Created 07-26-2018 09:29 AM
Hi everyone,
In my cluster i am getting the alert on hive server 2 process connection failed.but the hive server2 is running.
please find the log below
Connection failed on host abc.covert.com:10000 (Traceback (most recent call last): File "/var/lib/ambari-agent/cache/common-services/HIVE/0.12.0.2.0/package/alerts/alert_hive_thrift_port.py", line 211, in execute ldap_password=ldap_password) File "/usr/lib/python2.6/site-packages/resource_management/libraries/functions/hive_check.py", line 79, in check_thrift_port_sasl timeout=check_command_timeout) File "/usr/lib/python2.6/site-packages/resource_management/core/base.py", line 155, in __init__ self.env.run() File "/usr/lib/python2.6/site-packages/resource_management/core/environment.py", line 160, in run self.run_action(resource, action) File "/usr/lib/python2.6/site-packages/resource_management/core/environment.py", line 124, in run_action provider_action() File "/usr/lib/python2.6/site-packages/resource_management/core/providers/system.py", line 262, in action_run tries=self.resource.tries, try_sleep=self.resource.try_sleep) File "/usr/lib/python2.6/site-packages/resource_management/core/shell.py", line 72, in inner result = function(command, **kwargs) File "/usr/lib/python2.6/site-packages/resource_management/core/shell.py", line 102, in checked_call tries=tries, try_sleep=try_sleep, timeout_kill_strategy=timeout_ kill_strategy) File "/usr/lib/python2.6/site-packages/resource_management/core/shell.py", line 150, in _call_wrapper result = _call(command, **kwargs_copy) File "/usr/lib/python2.6/site-packages/resource_management/core/shell.py", line 297, in _call raise ExecuteTimeoutException(err_ msg) ExecuteTimeoutException: Execution of 'ambari-sudo.sh su ambari-qa -l -s /bin/bash -c 'export PATH='"'"'/usr/sbin:/sbin:/usr/lib/ambari-server/*:/usr/local/sbin:/usr/local/bin:/usr/sbin:/usr/bin:/var/lib/ambari-agent:/bin/:/usr/bin/:/usr/lib/hive/bin/:/usr/sbin/'"'"' ; ! beeline -u '"'"'jdbc:hive2://abc.covert.com:10000/;transportMode=binary;principal=hive/_HOST@COVERT.NET'"'"' -e '"'"''"'"' 2>&1| awk '"'"'{print}'"'"'|grep -i -e '"'"'Connection refused'"'"' -e '"'"'Invalid URL'"'"''' was killed due timeout after 60 seconds )

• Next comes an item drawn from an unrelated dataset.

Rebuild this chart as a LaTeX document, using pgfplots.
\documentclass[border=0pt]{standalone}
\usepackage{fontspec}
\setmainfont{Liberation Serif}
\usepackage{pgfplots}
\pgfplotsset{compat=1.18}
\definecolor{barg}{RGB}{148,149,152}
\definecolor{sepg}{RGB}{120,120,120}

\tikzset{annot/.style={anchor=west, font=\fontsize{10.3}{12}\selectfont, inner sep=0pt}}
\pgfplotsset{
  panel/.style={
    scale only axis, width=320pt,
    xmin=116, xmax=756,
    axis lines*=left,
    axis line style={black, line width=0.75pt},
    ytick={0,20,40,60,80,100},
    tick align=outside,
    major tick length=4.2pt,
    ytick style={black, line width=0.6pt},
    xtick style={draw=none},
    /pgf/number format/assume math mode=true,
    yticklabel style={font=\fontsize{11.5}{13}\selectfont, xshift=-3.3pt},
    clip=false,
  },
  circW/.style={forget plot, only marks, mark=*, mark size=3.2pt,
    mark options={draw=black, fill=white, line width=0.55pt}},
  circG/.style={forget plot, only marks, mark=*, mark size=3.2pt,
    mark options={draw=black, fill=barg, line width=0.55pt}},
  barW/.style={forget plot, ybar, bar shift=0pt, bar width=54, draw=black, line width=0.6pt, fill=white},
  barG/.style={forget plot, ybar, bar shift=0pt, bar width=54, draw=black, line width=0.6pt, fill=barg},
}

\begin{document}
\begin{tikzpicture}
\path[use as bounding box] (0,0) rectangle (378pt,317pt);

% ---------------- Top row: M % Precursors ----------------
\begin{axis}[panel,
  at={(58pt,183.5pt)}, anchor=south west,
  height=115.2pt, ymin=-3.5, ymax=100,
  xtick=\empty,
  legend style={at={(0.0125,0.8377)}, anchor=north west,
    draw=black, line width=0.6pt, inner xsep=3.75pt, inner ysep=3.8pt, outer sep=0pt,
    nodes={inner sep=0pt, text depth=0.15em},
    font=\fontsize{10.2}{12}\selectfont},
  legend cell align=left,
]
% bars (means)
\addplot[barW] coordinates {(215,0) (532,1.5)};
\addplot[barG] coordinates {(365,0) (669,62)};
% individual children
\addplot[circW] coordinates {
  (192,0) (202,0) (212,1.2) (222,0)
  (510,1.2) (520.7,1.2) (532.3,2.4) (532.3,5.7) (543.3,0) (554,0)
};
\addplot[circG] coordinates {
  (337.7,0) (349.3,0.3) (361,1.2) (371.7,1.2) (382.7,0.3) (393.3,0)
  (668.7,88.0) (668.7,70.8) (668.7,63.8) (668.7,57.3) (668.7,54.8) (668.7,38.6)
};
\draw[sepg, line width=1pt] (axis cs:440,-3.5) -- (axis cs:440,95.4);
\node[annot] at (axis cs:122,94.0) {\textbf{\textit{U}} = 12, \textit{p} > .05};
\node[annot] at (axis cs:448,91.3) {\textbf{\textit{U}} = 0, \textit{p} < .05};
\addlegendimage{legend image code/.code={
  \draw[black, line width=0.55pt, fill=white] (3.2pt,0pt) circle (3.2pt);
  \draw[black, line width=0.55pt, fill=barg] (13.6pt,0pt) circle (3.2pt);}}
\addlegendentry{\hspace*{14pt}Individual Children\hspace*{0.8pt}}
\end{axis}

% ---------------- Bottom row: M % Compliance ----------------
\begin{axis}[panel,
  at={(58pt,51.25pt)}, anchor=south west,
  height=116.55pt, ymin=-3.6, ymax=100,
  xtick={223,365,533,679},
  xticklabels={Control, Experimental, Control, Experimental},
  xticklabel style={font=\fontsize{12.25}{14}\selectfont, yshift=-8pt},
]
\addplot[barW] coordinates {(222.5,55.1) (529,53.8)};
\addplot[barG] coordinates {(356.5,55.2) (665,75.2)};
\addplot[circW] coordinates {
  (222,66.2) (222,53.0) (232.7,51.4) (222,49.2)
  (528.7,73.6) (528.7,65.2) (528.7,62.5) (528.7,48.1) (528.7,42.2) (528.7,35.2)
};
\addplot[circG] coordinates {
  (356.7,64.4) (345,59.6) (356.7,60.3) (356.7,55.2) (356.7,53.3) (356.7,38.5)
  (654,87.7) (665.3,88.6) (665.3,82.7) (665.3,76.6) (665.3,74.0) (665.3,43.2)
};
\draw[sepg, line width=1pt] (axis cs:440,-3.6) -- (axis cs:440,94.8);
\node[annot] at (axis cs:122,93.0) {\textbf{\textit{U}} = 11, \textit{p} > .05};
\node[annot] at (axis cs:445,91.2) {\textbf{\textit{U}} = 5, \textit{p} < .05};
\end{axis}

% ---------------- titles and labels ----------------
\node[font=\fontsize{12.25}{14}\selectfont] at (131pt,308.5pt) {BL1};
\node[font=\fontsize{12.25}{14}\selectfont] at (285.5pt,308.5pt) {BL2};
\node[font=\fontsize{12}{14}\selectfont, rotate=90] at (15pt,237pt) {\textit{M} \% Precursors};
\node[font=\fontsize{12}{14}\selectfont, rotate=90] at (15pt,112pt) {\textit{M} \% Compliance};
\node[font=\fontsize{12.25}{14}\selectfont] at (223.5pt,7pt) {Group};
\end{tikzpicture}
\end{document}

can you please help me how to get rid of this
Thanks in advance
Created 07-26-2018 09:43 AM
Hi @kanna k ,
as per my understanding its failing with connecting to beeling. can you manually try to execute this command from ambari-server and see if it's working?
IMHO this might be becuase connection to beeline is hung. restarting hive server might help.

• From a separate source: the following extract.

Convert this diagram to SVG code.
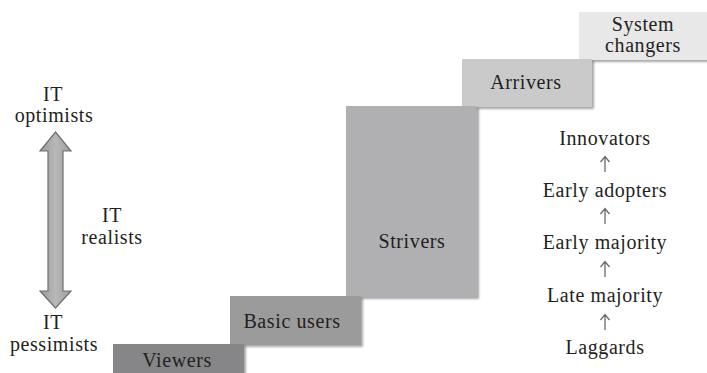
<svg xmlns="http://www.w3.org/2000/svg" width="707" height="373" viewBox="0 0 707 373">
<defs>
<style>
text{font-family:'Liberation Serif',serif !important;font-size:20px;fill:#231f20;text-anchor:middle;letter-spacing:0.6px}
.box{filter:url(#sh)}
.up{stroke:#6a6a6a;stroke-width:1.3;fill:none}
</style>
<filter id="sh" x="-5%" y="-5%" width="115%" height="115%">
<feGaussianBlur in="SourceAlpha" stdDeviation="1.2"/>
<feOffset dx="1.5" dy="1.5" result="b"/>
<feComponentTransfer><feFuncA type="linear" slope="0.35"/></feComponentTransfer>
<feMerge><feMergeNode/><feMergeNode in="SourceGraphic"/></feMerge>
</filter>
<linearGradient id="ag" x1="0" y1="0" x2="1" y2="0">
<stop offset="0" stop-color="#9a9a9a"/>
<stop offset="0.5" stop-color="#b8b8b8"/>
<stop offset="1" stop-color="#9e9e9e"/>
</linearGradient>
</defs>
<g id="system-changers"><rect class="box" x="579" y="12" width="130" height="48" fill="#e8e8e9"/><text x="643" y="31" font-family="Liberation Serif" style="font-family:'Liberation Serif'">System</text><text x="643" y="52" font-family="Liberation Serif" style="font-family:'Liberation Serif'">changers</text></g>
<g id="arrivers"><rect class="box" x="462" y="59" width="130" height="48" fill="#cacacb"/><text x="526" y="89" font-family="Liberation Serif" style="font-family:'Liberation Serif'">Arrivers</text></g>
<g id="strivers"><rect class="box" x="346" y="106" width="131" height="191" fill="#b0b0b2"/><text x="412" y="248" font-family="Liberation Serif" style="font-family:'Liberation Serif'">Strivers</text></g>
<g id="basic-users"><rect class="box" x="230" y="296" width="131" height="49" fill="#9b9b9c"/><text x="292" y="328" font-family="Liberation Serif" style="font-family:'Liberation Serif'">Basic users</text></g>
<g id="viewers"><rect class="box" x="113" y="344" width="131" height="35" fill="#868688"/><text x="177" y="367" font-family="Liberation Serif" style="font-family:'Liberation Serif'">Viewers</text></g>
<g id="it-axis">
<polygon points="55.5,132 71,151 63,151 63,291 71,291 55.5,308 40,291 48,291 48,151 40,151" fill="url(#ag)" stroke="#707070" stroke-width="1.2"/>
<text x="53" y="101" font-family="Liberation Serif" style="font-family:'Liberation Serif'">IT</text><text x="54" y="122" font-family="Liberation Serif" style="font-family:'Liberation Serif'">optimists</text>
<text x="112" y="222" font-family="Liberation Serif" style="font-family:'Liberation Serif'">IT</text><text x="112" y="244" font-family="Liberation Serif" style="font-family:'Liberation Serif'">realists</text>
<text x="53" y="329" font-family="Liberation Serif" style="font-family:'Liberation Serif'">IT</text><text x="54" y="351" font-family="Liberation Serif" style="font-family:'Liberation Serif'">pessimists</text>
</g>
<g id="adopters">
<text x="605" y="145" font-family="Liberation Serif" style="font-family:'Liberation Serif'">Innovators</text>
<text x="605" y="197" font-family="Liberation Serif" style="font-family:'Liberation Serif'">Early adopters</text>
<text x="605" y="249" font-family="Liberation Serif" style="font-family:'Liberation Serif'">Early majority</text>
<text x="605" y="302" font-family="Liberation Serif" style="font-family:'Liberation Serif'">Late majority</text>
<text x="605" y="354" font-family="Liberation Serif" style="font-family:'Liberation Serif'">Laggards</text>
</g>
<g id="connectors">
<path class="up" d="M605,172V157M600.5,162L605,156.5L609.5,162"/>
<path class="up" d="M605,224V209M600.5,214L605,208.5L609.5,214"/>
<path class="up" d="M605,277V262M600.5,267L605,261.5L609.5,267"/>
<path class="up" d="M605,330V315M600.5,320L605,314.5L609.5,320"/>
</g>
</svg>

Created 07-26-2018 11:11 AM
Since it is a production cluster. does it effect to other services if i restart hive2 server
Created 07-26-2018 12:59 PM
It's a timeout problem. The alert is giving the beeline command 60 seconds to spin up a JVM and connect to Hive. You can always go to the Alert's definition in the Ambari UI and change this timeout property to something higher (like 75 seconds). However, before you do that, you might want to run the command yourself and see how long it takes. If it's taking more than a minute, that could indicate a problem with resources on this host.
Created 07-27-2018 06:54 PM
Ambari schedules a connection check to HS2 every 2 minutes.

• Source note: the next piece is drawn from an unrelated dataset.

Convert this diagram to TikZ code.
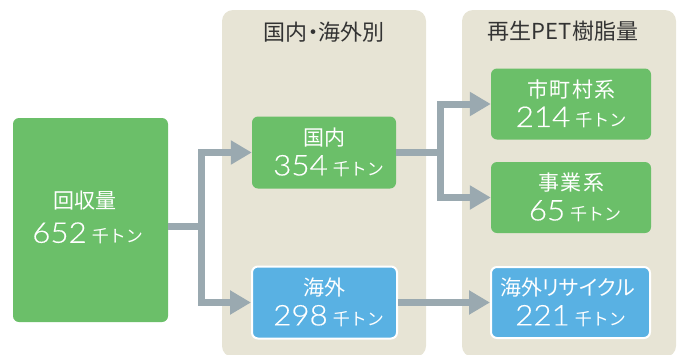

Beeline client is executed to connect to the HS2 JDBC string with a timeout on client side. IF beeline is not able to connect withing the timeout period, the beeline process is killed.
This shows your HS2 is not configured properly. As it is taking more than 60 seconds to connect which is quite unusual. HS2 should connect with 4 - 30 seconds max, for it be usable by external tools like Power BI, alation, Ambari Hive Views.
Please follow the following flogs in details to know more about how to debug the issue.
https://community.hortonworks.com/content/kbentry/202485/hiveserver2-configurations-deep-dive.html
Some steps to know where is the bottelneck
1. Enable debug mode for Beeline
2. Execute beeline with the HS2 JDBC string, it will provide a detailed view of time to connect to AD, Zookeeper, HS2 and mysql
3. Tune HS2 parameters (Tez Session at Initilization = true , disable database scan for each connection= true)
4. Bump up heap of HS2
Blog has all that you need